It’s taken me a few days to wrap my head around India so I’m going to take a deep breath and begin. We flew into New Delhi from Rome. Our takeoff had been delayed for 3 hours due to Delhi’s “fog” and as our plane descended, visibility was really poor with a veil of yellow hanging over the city. Clearing passport control, we greeted our guide, grabbed our luggage and headed outside.
I expected it to be humid but it was cool and pleasant, however that doesn’t begin to describe the air quality which was chokingly thick smog flavored with exhaust and wood fire smoke. Leaving the airport, the traffic stopped almost immediately and it was bumper to bumper, blaring horns all the way to the hotel. Rawboned women in ragged sari’s stood at our car windows, tapping on them and begging for food or money. This was a tough introduction to what is perhaps the most beautiful, spiritual and friendly country in the world.

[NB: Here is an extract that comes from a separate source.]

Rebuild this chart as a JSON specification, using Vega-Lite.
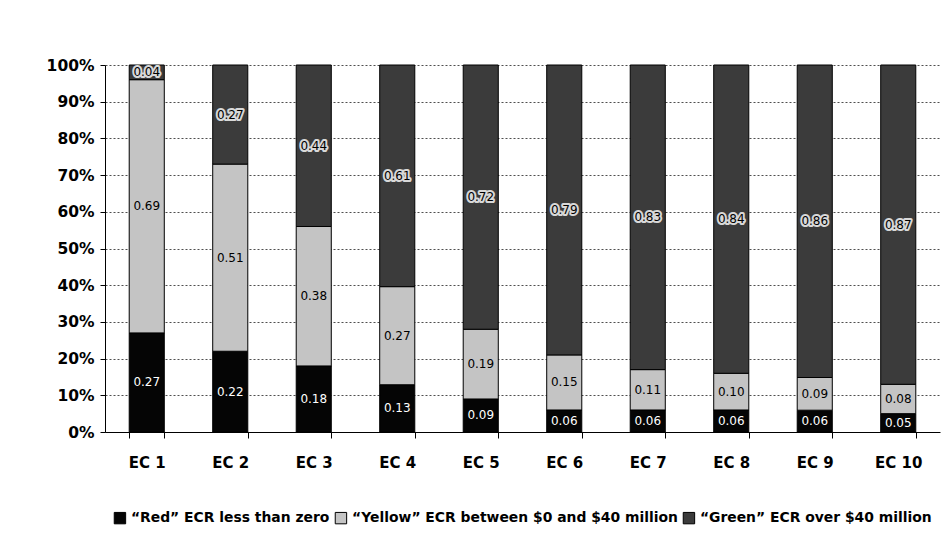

The next morning we saw the sights of New Delhi. It was built by the British over a twenty year span from 1911 to 1931. It is the location where India gained it’s independence in 1947 and where Mahatma Gandhi was assassinated in 1948. It now serves as the nation’s capital. We visited the India Arch, government buildings and universities. We went to where Gandhi spent the last days of his life, fasting and spinning thread in his little room. Around New Delhi monkeys were everywhere, large ferocious monkeys and we were told not to make eye contact or they might cause us serious injuries.
As the day wore on we moved to the older section of town simply called Delhi. Delhi has a rich history with the narrow streets, stalls, shops, and deep stacked buildings you’d expect to find in an old city. In many ways Delhi is reminiscent of Fes in Morocco, but Delhi is so much more lively. The people are friendly and this is where I learned my first lesson. I began to understand that the Indian soul is a joyous soul.
We traveled through the old market in bicycle rickshaws which was a great time and allowed us to see much more of the district than we could have on foot. We stopped at the spice market and it was bristling with activity. Spices hung heavily in the air, some people had cloth masks covering their nose and mouth, probably a good idea. We climbed, explored, chatted and photographed. We’ve been to so many city markets, spice markets and bazars that we’ve lost count. None of them have left so remarkable an impression on us as the one in Delhi.